Well, perhaps if you and your kind haven't blocked this for a decade with this same stupid argument we would already be seeing the benefits from it, you ignorant slut.
Posted by: Jackal   2005-03-16 4:47:33 PM  

#9  Followed a link from LGF on this topic to the Koz Kidz and the panic was wonderful.

I also found what might be the most extreme example of ego-centrism in the entire world...

"...but what this particular drilling rider is really about is being a big ole' F-YOU to us, from them, with love, just because they can."

In other words the whole purpose of the Repubs in the senate is to piss off the kiddies.

ROFLMAO!!!!!!!
Posted by: AlanC   2005-03-16 4:40:31 PM  

#8  Barb, PETA also means People Eating Tasty Animals. Just saying...
Posted by: Sobiesky   2005-03-16 4:19:26 PM  

#7  There's room for all of gods creatures (including caribou), right next to the mashed potatoes!
Posted by: Gir   2005-03-16 4:15:15 PM  

#6  BUT WHAT ABOUT THE CARIBOU???????

They'll love it. Ditto Barb.
Posted by: Sobiesky   2005-03-16 4:05:13 PM  

#5  
ecologically rich Alaska wildlife refuge
Not the part that will be drilled; that looks like a moonscape.

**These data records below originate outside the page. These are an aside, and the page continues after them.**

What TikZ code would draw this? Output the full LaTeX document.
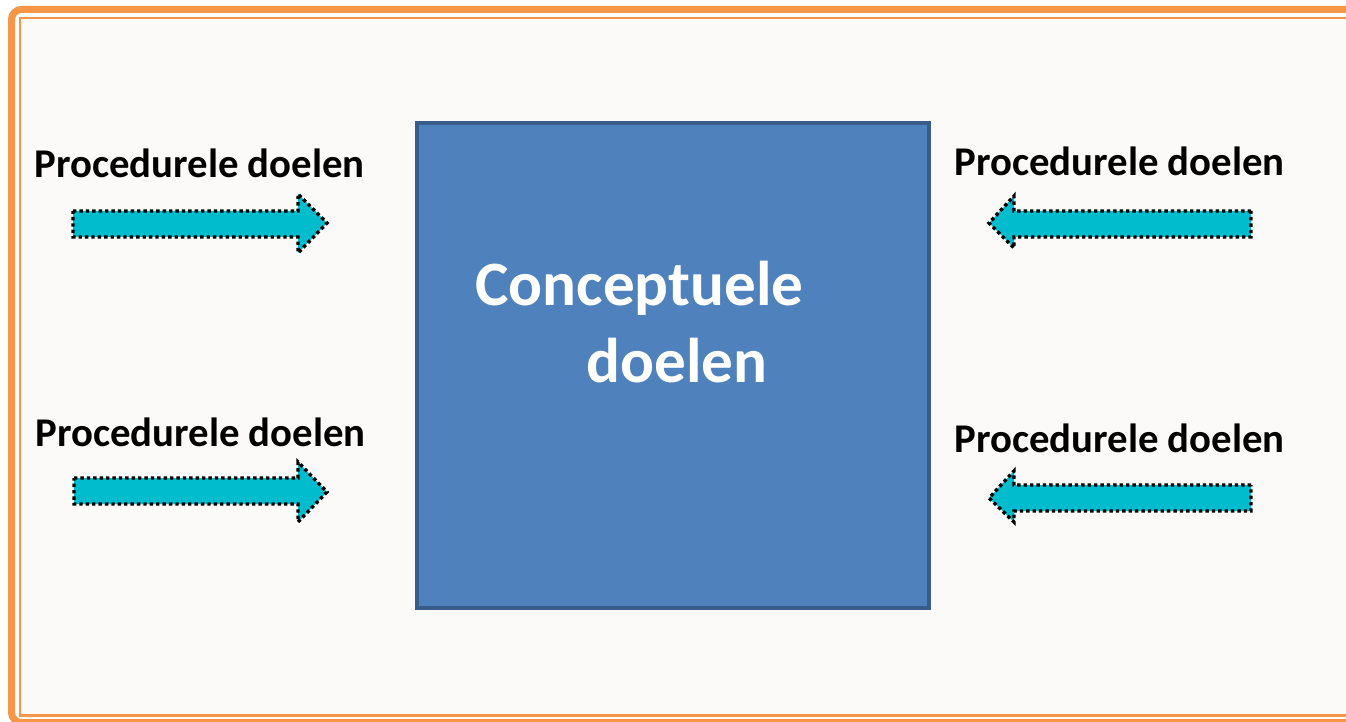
\documentclass[tikz,border=0pt]{standalone}
\usepackage{fontspec}
\setmainfont{Carlito}
\usetikzlibrary{positioning}
\definecolor{frameorange}{RGB}{247,150,70}
\definecolor{paperbg}{RGB}{251,250,248}
\definecolor{boxblue}{RGB}{79,129,189}
\definecolor{boxedge}{RGB}{56,93,138}
\definecolor{arrcyan}{RGB}{0,188,204}
\tikzset{
  proclbl/.style={anchor=base west, inner sep=0pt, font=\bfseries\fontsize{20.4}{24}\selectfont},
  conclbl/.style={anchor=base west, inner sep=0pt, text=white, font=\bfseries\fontsize{31.6}{38}\selectfont},
  darrow/.style={fill=arrcyan, draw=black, line width=1.7pt, dash pattern=on 1.7pt off 1.5pt, line join=miter},
}
\begin{document}
\begin{tikzpicture}[x=0.5pt, y=-0.5pt]
    \useasboundingbox (0,0) rectangle (1346,722);
    \fill[white] (0,0) rectangle (1346,722);
    % frame (open to the right)
    \fill[paperbg] (20,18) rectangle (1346,715.5);
    \draw[frameorange, line width=3.5pt, rounded corners=5pt] (1346,9.5) -- (11.5,9.5) -- (11.5,722.5) -- (1346,722.5);
    \draw[frameorange, line width=1.2pt] (1346,18) -- (20,18) -- (20,715.5) -- (1346,715.5);
    % main block
    \node[draw=boxedge, fill=boxblue, line width=2pt, minimum width=256pt, minimum height=242.25pt,
          inner sep=0pt, anchor=north west] (concept) at (415,121) {};
    \node[conclbl] (ctop) at (475,306) {Conceptuele};
    \node[conclbl] (cbot) at (586,382) {doelen};
    % labels
    \node[proclbl] (plt) at (34,177) {Procedurele doelen};
    \node[proclbl] (plb) at (35,446) {Procedurele doelen};
    \node[proclbl] (prt) at (954,176) {Procedurele doelen};
    \node[proclbl] (prb) at (954,452) {Procedurele doelen};
    % arrows pointing at the block
    \draw[darrow] (73,211) -- (298,211) -- (298,194) -- (327,223) -- (298,253) -- (298,237) -- (73,237) -- cycle;
    \draw[darrow] (74,478) -- (298,478) -- (298,462) -- (327,492) -- (298,522) -- (298,504) -- (74,504) -- cycle;
    \draw[darrow] (1251,211) -- (1014,211) -- (1014,196) -- (989,223) -- (1014,248) -- (1014,237) -- (1251,237) -- cycle;
    \draw[darrow] (1251,485) -- (1014,485) -- (1014,471) -- (989,498) -- (1014,522) -- (1014,511) -- (1251,511) -- cycle;
\end{tikzpicture}
\end{document}
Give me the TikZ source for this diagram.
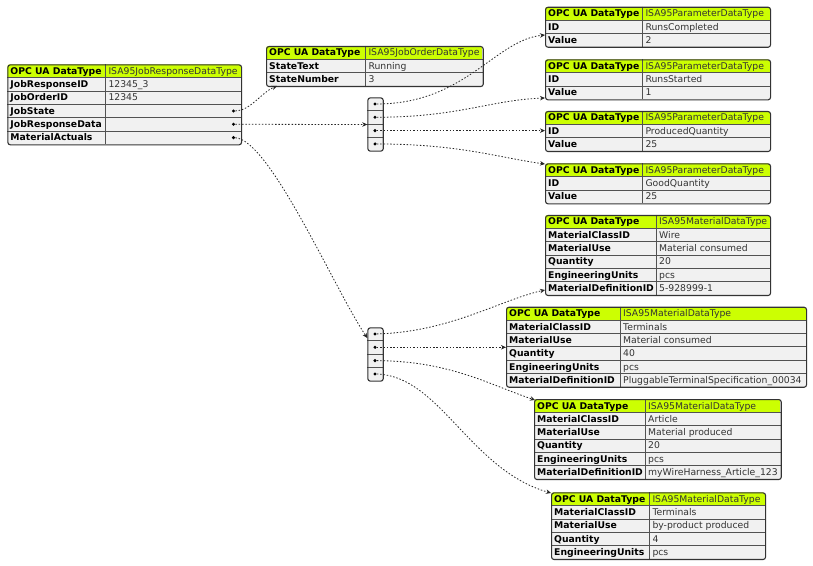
\documentclass[tikz,border=0pt]{standalone}
\usepackage{fontspec}
\setmainfont{DejaVu Sans}
\usetikzlibrary{arrows.meta,calc}
\definecolor{headfill}{RGB}{204,255,2}
\definecolor{rowfill}{HTML}{F1F1F1}
\definecolor{linecol}{HTML}{333333}
\newcommand\rh{13.33}
\tikzset{
  cellkey/.style={anchor=base west, inner sep=0, font=\fontsize{9.3}{11}\selectfont\bfseries, text=black},
  cellval/.style={anchor=base west, inner sep=0, font=\fontsize{9.3}{11}\selectfont, text=black!80},
  tableframe/.style={draw=linecol, line width=1.1bp, rounded corners=2.5bp, inner sep=0, anchor=north west},
  gridline/.style={draw=linecol!85, line width=0.6bp},
  dotn/.style={circle, fill=black, inner sep=0, minimum size=3.4bp},
  conn/.style={draw=black!85, line width=0.8bp, dash pattern=on 1.5bp off 1.8bp, -{Stealth[length=5bp,width=4.5bp]}},
}
% #1 name, #2 x0, #3 y0, #4 split x, #5 x1, #6 rows incl. header, #7 header value, #8 key/value list
\newcommand\mktable[8]{%
  \pgfmathsetmacro\tbot{#3+#6*\rh}%
  \pgfmathsetmacro\twid{#5-#2}%
  \pgfmathsetmacro\thei{#6*\rh}%
  \pgfmathtruncatemacro\tlast{#6-1}%
  \begin{scope}
    \clip[rounded corners=2.5bp] (#2,#3) rectangle (#5,\tbot);
    \fill[rowfill] (#2,#3) rectangle (#5,\tbot);
    \fill[headfill] (#2,#3) rectangle (#5,{#3+\rh});
  \end{scope}
  \foreach \j in {1,...,\tlast} {\draw[gridline] (#2,{#3+\j*\rh}) -- (#5,{#3+\j*\rh});}
  \draw[gridline] (#4,#3) -- (#4,\tbot);
  \node[tableframe, minimum width=\twid bp, minimum height=\thei bp] (#1) at (#2,#3) {};
  \node[cellkey] (#1-h) at ({#2+3},{#3+10}) {OPC UA DataType};
  \node[cellval] (#1-hv) at ({#4+3},{#3+10}) {#7};
  \foreach \k/\v [count=\i] in {#8} {
    \node[cellkey] (#1-k\i) at ({#2+3},{#3+\i*\rh+10}) {\k};
    \node[cellval] (#1-v\i) at ({#4+3},{#3+\i*\rh+10}) {\v};
  }
}
% #1 name, #2 x0, #3 y0
\newcommand\mkarray[3]{%
  \begin{scope}
    \clip[rounded corners=2.5bp] (#2,#3) rectangle ({#2+15.4},{#3+4*\rh});
    \fill[rowfill] (#2,#3) rectangle ({#2+15.4},{#3+4*\rh});
  \end{scope}
  \foreach \j in {1,2,3} {\draw[gridline] (#2,{#3+\j*\rh}) -- ({#2+15.4},{#3+\j*\rh});}
  \node[tableframe, minimum width=15.4bp, minimum height=53.32bp] (#1) at (#2,#3) {};
  \foreach \j in {1,...,4} {\node[dotn] (#1-\j) at ({#2+7.7},{#3+(\j-0.5)*\rh}) {};}
}
\begin{document}
\begin{tikzpicture}[x=1bp,y=-1bp]
\useasboundingbox (0,0) rectangle (813,566);
\fill[white] (0,0) rectangle (813,566);

\mktable{R}{7.3}{64.3}{105.3}{241}{6}{ISA95JobResponseDataType}
  {JobResponseID/12345\_3, JobOrderID/12345, JobState/{}, JobResponseData/{}, MaterialActuals/{}}
\node[dotn] (R-d3) at (233.5,{64.3+3.5*\rh}) {};
\node[dotn] (R-d4) at (233.5,{64.3+4.5*\rh}) {};
\node[dotn] (R-d5) at (233.5,{64.3+5.5*\rh}) {};

\mktable{O}{266}{46}{365.3}{482.7}{3}{ISA95JobOrderDataType}
  {StateText/Running, StateNumber/3}

\mkarray{A1}{367.3}{97.3}
\mkarray{A2}{367.3}{327.3}

\mktable{P1}{545}{6.7}{642.3}{770}{3}{ISA95ParameterDataType}{ID/RunsCompleted, Value/2}
\mktable{P2}{545}{59.3}{642.3}{770}{3}{ISA95ParameterDataType}{ID/RunsStarted, Value/1}
\mktable{P3}{545}{111}{642.3}{770}{3}{ISA95ParameterDataType}{ID/ProducedQuantity, Value/25}
\mktable{P4}{545}{163.3}{642.3}{770}{3}{ISA95ParameterDataType}{ID/GoodQuantity, Value/25}

\mktable{M1}{545}{215}{656}{770}{6}{ISA95MaterialDataType}
  {MaterialClassID/Wire, MaterialUse/Material consumed, Quantity/20, EngineeringUnits/pcs, MaterialDefinitionID/5-928999-1}
\mktable{M2}{506}{306.7}{620}{806}{6}{ISA95MaterialDataType}
  {MaterialClassID/Terminals, MaterialUse/Material consumed, Quantity/40, EngineeringUnits/pcs, MaterialDefinitionID/PluggableTerminalSpecification\_00034}
\mktable{M3}{534}{399}{645}{780.7}{6}{ISA95MaterialDataType}
  {MaterialClassID/Article, MaterialUse/Material produced, Quantity/20, EngineeringUnits/pcs, MaterialDefinitionID/myWireHarness\_Article\_123}
\mktable{M4}{551}{492.3}{649.3}{765}{5}{ISA95MaterialDataType}
  {MaterialClassID/Terminals, MaterialUse/by-product produced, Quantity/4, EngineeringUnits/pcs}

% connector ends
\coordinate (O-in) at (277,86);
\coordinate (A2-in) at (367.3,338);
\coordinate (P1-in) at (545,35);
\coordinate (P2-in) at (545,98);
\coordinate (P3-in) at (545,{97.3+2.5*\rh});
\coordinate (P4-in) at (545,164);
\coordinate (M1-in) at (545,290);
\coordinate (M2-in) at (506,{327.3+1.5*\rh});
\coordinate (M3-in) at (535,400);
\coordinate (M4-in) at (551,493);

\draw[conn] (R-d3) .. controls (250,111) and (262,92) .. (O-in);
\draw[conn] (R-d4) -- (A1.west);
\draw[conn] (R-d5) .. controls (270,140) and (335,290) .. (A2-in);

\draw[conn] (A1-1) .. controls (465,104) and (495,40) .. (P1-in);
\draw[conn] (A1-2) .. controls (460,117) and (490,100) .. (P2-in);
\draw[conn] (A1-3) -- (P3-in);
\draw[conn] (A1-4) .. controls (460,144) and (500,158) .. (P4-in);

\draw[conn] (A2-1) .. controls (450,332) and (500,300) .. (M1-in);
\draw[conn] (A2-2) -- (M2-in);
\draw[conn] (A2-3) .. controls (450,361) and (490,385) .. (M3-in);
\draw[conn] (A2-4) .. controls (440,376) and (470,470) .. (M4-in);
\end{tikzpicture}
\end{document}
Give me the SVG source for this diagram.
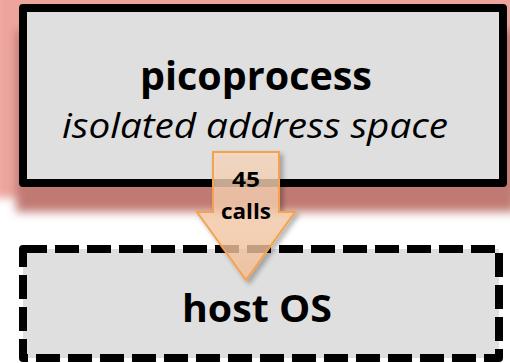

Of course, in a few years, once the pipeline is in, the area will be more "ecologically rich" than it was before, as the caribou and other arctic animals move in to live around the pipeline's warmth, just as they have around the original pipeline.

Whatever "journalist" wrote this is either lazy, a propagandist for the far left, or a lying sack of shit. But I repeat myself.

Oh, by the way - I'll have my caribou rare with plenty of garlic, skip the steak sauce. Take that, PETA!
Posted by: Barbara Skolaut   2005-03-16 3:58:48 PM  

#4  My backyard is ecologically rich, can we drill there? Away from the shrine area of course.
Posted by: Fr. Kolac   2005-03-16 3:53:46 PM  

#3  BUT WHAT ABOUT THE CARIBOU???????

I'll have mine rare with a SIDE of steak sauce.
Posted by: badanov   2005-03-16 3:36:50 PM  

#2  BUT WHAT ABOUT THE CARIBOU???????

I'll have mine rare with a size of steak sauce.
Posted by: badanov   2005-03-16 3:36:07 PM  

#1  BUT WHAT ABOUT THE CARIBOU???????